*Task description*
State the number of lines below in which the word "diagram" appears. Nothing else belongs in the answer.

>> START Provided entries

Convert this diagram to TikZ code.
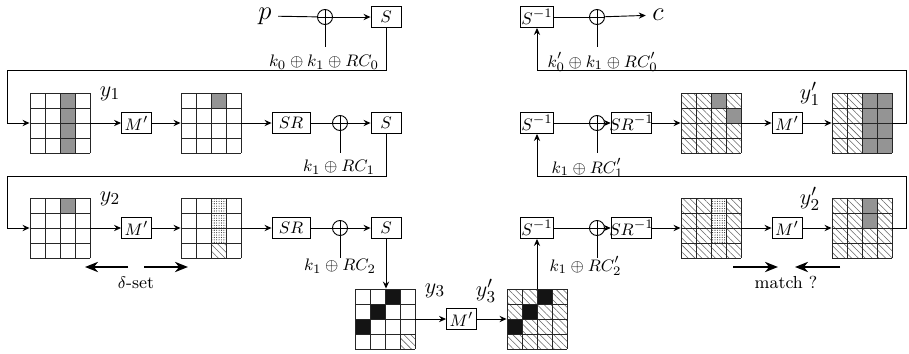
\documentclass[tikz,border=0pt]{standalone}
\usetikzlibrary{arrows.meta,patterns.meta}
\newcommand\stategrid[4]{%
  \node[gridnode] (#1) at ({#2+30},{#3+30}) {};
  \foreach \cs [count=\ci from 0] in {#4} {
    \pgfmathtruncatemacro\cc{mod(\ci,4)}
    \pgfmathtruncatemacro\rr{\ci/4}
    \path[cell\cs] ({#2+15*\cc},{#3+15*\rr}) rectangle ++(15,15);
  }
  \foreach \k in {0,...,4} {
    \draw[gridline] ({#2+15*\k},#3) -- ({#2+15*\k},{#3+60});
    \draw[gridline] (#2,{#3+15*\k}) -- ({#2+60},{#3+15*\k});
  }
}
\begin{document}
\begin{tikzpicture}[x=0.54pt,y=-0.54pt, line width=0.5pt,
  font=\fontsize{9.4pt}{11pt}\selectfont,
  arr/.style={-{Stealth[length=3.8pt,width=3.4pt,inset=1.3pt]}},
  bigarr/.style={line width=1.5pt,-{Stealth[length=7pt,width=5.5pt,inset=2.2pt]}},
  opbox/.style={draw, rectangle, minimum width=30*0.54pt, minimum height=21*0.54pt, inner sep=0.5pt},
  srinv/.style={opbox, minimum width=39*0.54pt, inner xsep=-1pt},
  xorn/.style={circle, draw, minimum size=15*0.54pt, inner sep=0pt,
    path picture={\draw (path picture bounding box.north) -- (path picture bounding box.south)
      (path picture bounding box.west) -- (path picture bounding box.east);}},
  gridnode/.style={rectangle, minimum size=60*0.54pt, inner sep=0pt},
  gridline/.style={black!85, line width=0.5pt},
  cellW/.style={},
  cellG/.style={fill=black!42},
  cellB/.style={fill=black!92},
  cellH/.style={pattern={Lines[angle=-45,distance=2.6pt,line width=0.3pt]}, pattern color=black!60},
  cellD/.style={pattern={Dots[distance=1.3pt,radius=0.3pt]}, pattern color=black!85},
  ylab/.style={font=\fontsize{13pt}{15pt}\selectfont},
  biglab/.style={font=\Large},
]
\useasboundingbox (0,0) rectangle (909,353);

% ---------- row 0 left ----------
\node[biglab] (p) at (265,16) {$p$};
\node[xorn] (x0) at (325,17) {};
\node[opbox] (s0) at (386,17) {$S$};
\draw (p) -- (x0);
\draw[arr] (x0) -- (s0);
\coordinate (k0e) at (325,47);
\draw (x0.south) -- (k0e);
\node (k0lab) at (324,62) {$k_0\oplus k_1\oplus RC_0$};
\coordinate (t0) at (7,70);

% ---------- row 0 right ----------
\node[opbox] (sp0) at (537,17) {$S^{-1}$};
\node[xorn] (xp0) at (597,17) {};
\node[biglab] (c) at (658,15) {$c$};
\draw (sp0) -- (xp0);
\draw[arr] (xp0) -- (c);
\coordinate (kp0e) at (597,47);
\draw (xp0.south) -- (kp0e);
\node[anchor=west] (kp0lab) at (541,62) {$k_0'\oplus k_1\oplus RC_0'$};
\coordinate (u0) at (906,70);

% ---------- row 1 left ----------
\stategrid{gA1}{30}{93}{W,W,G,W,W,W,G,W,W,W,G,W,W,W,G,W}
\node[ylab] (ly1) at (110,94) {$y_1$};
\node[opbox] (m1) at (136.5,123) {$M'$};
\stategrid{gB1}{181}{93}{W,W,G,W,W,W,W,W,W,W,W,W,W,W,W,W}
\node[opbox, minimum width=38*0.54pt] (sr1) at (291,123) {$SR$};
\node[xorn] (x1) at (340,123) {};
\node[opbox] (s1) at (386,123) {$S$};
\draw[arr] (s0.south) |- (t0) |- (gA1.west);
\draw[arr] (gA1) -- (m1);
\draw[arr] (m1) -- (gB1);
\draw[arr] (gB1) -- (sr1);
\draw (sr1) -- (x1);
\draw[arr] (x1) -- (s1);
\coordinate (k1e) at (340,153);
\draw (x1.south) -- (k1e);
\node (k1lab) at (339,167) {$k_1\oplus RC_1$};
\coordinate (t1) at (7,176);

% ---------- row 1 right ----------
\node[opbox] (sp1) at (537,123) {$S^{-1}$};
\node[xorn] (xp1) at (597,123) {};
\node[srinv] (srp1) at (631.5,123) {$SR^{-1}$};
\stategrid{gAp1}{681}{93}{H,H,G,H,H,H,H,G,H,H,H,H,H,H,H,H}
\node[opbox] (mp1) at (787,123) {$M'$};
\stategrid{gY1p}{832}{93}{H,H,G,G,H,H,G,G,H,H,G,G,H,H,G,G}
\node[ylab] (ly1p) at (810,94) {$y_1'$};
\draw (sp1) -- (xp1);
\draw[arr] (xp1) -- (srp1);
\draw[arr] (srp1) -- (gAp1);
\draw[arr] (gAp1) -- (mp1);
\draw[arr] (mp1) -- (gY1p);
\draw[arr] (gY1p.east) -| (u0) -| (sp0.south);
\coordinate (kp1e) at (597,153);
\draw (xp1.south) -- (kp1e);
\node[anchor=west] (kp1lab) at (545,168) {$k_1\oplus RC_1'$};
\coordinate (u1) at (906,176);

% ---------- row 2 left ----------
\stategrid{gA2}{30}{198}{W,W,G,W,W,W,W,W,W,W,W,W,W,W,W,W}
\node[ylab] (ly2) at (110,199) {$y_2$};
\node[opbox] (m2) at (136.5,228) {$M'$};
\stategrid{gB2}{181}{198}{W,W,D,W,W,W,D,W,W,W,D,W,W,W,H,W}
\node[opbox, minimum width=38*0.54pt] (sr2) at (291,228) {$SR$};
\node[xorn] (x2) at (340,228) {};
\node[opbox] (s2) at (386,228) {$S$};
\draw[arr] (s1.south) |- (t1) |- (gA2.west);
\draw[arr] (gA2) -- (m2);
\draw[arr] (m2) -- (gB2);
\draw[arr] (gB2) -- (sr2);
\draw (sr2) -- (x2);
\draw[arr] (x2) -- (s2);
\coordinate (k2e) at (340,258);
\draw (x2.south) -- (k2e);
\node (k2lab) at (340,266) {$k_1\oplus RC_2$};

% ---------- row 2 right ----------
\node[opbox] (sp2) at (537,228) {$S^{-1}$};
\node[xorn] (xp2) at (597,228) {};
\node[srinv] (srp2) at (631.5,228) {$SR^{-1}$};
\stategrid{gAp2}{681}{198}{H,H,D,H,H,H,D,H,H,H,D,H,H,H,H,H}
\node[opbox] (mp2) at (787,228) {$M'$};
\stategrid{gY2p}{832}{198}{H,H,G,H,H,H,G,H,H,H,H,H,H,H,H,H}
\node[ylab] (ly2p) at (810,199) {$y_2'$};
\draw (sp2) -- (xp2);
\draw[arr] (xp2) -- (srp2);
\draw[arr] (srp2) -- (gAp2);
\draw[arr] (gAp2) -- (mp2);
\draw[arr] (mp2) -- (gY2p);
\draw[arr] (gY2p.east) -| (u1) -| (sp1.south);
\coordinate (kp2e) at (597,258);
\draw (xp2.south) -- (kp2e);
\node[anchor=west] (kp2lab) at (543,266) {$k_1\oplus RC_2'$};

% ---------- row 3 ----------
\stategrid{gY3}{355}{289}{W,W,B,W,W,B,W,W,B,W,W,W,W,W,W,H}
\node[ylab] (ly3) at (435,291) {$y_3$};
\node[opbox] (m3) at (461.5,319) {$M'$};
\stategrid{gY3p}{507}{289}{H,H,B,H,H,B,H,H,B,H,H,H,H,H,H,H}
\node[ylab] (ly3p) at (486,291) {$y_3'$};
\draw[arr] (s2.south) -- (s2.south |- gY3.north);
\draw[arr] (gY3) -- (m3);
\draw[arr] (m3) -- (gY3p);
\draw[arr] (gY3p.north) -- (sp2.south);

% ---------- delta-set and match ----------
\coordinate (da) at (128,267); \coordinate (db) at (85,267);
\coordinate (dc) at (144,267); \coordinate (dd) at (188,267);
\draw[bigarr] (da) -- (db);
\draw[bigarr] (dc) -- (dd);
\node (dset) at (136,283) {$\delta$-set};
\coordinate (ma) at (733,267); \coordinate (mb) at (778,267);
\coordinate (mc) at (840,267); \coordinate (md) at (795,267);
\draw[bigarr] (ma) -- (mb);
\draw[bigarr] (mc) -- (md);
\node (match) at (786,282) {match ?};
\end{tikzpicture}
\end{document}
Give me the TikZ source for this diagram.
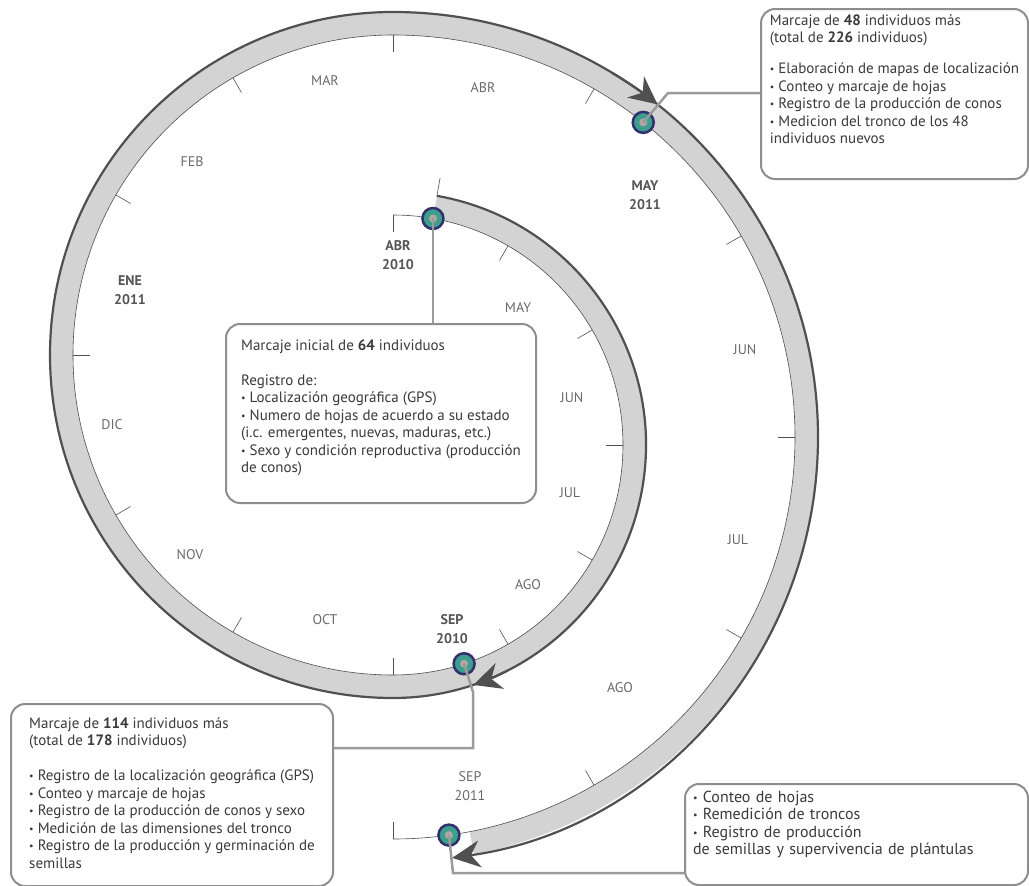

>> END Provided entries

*Exercise output*
2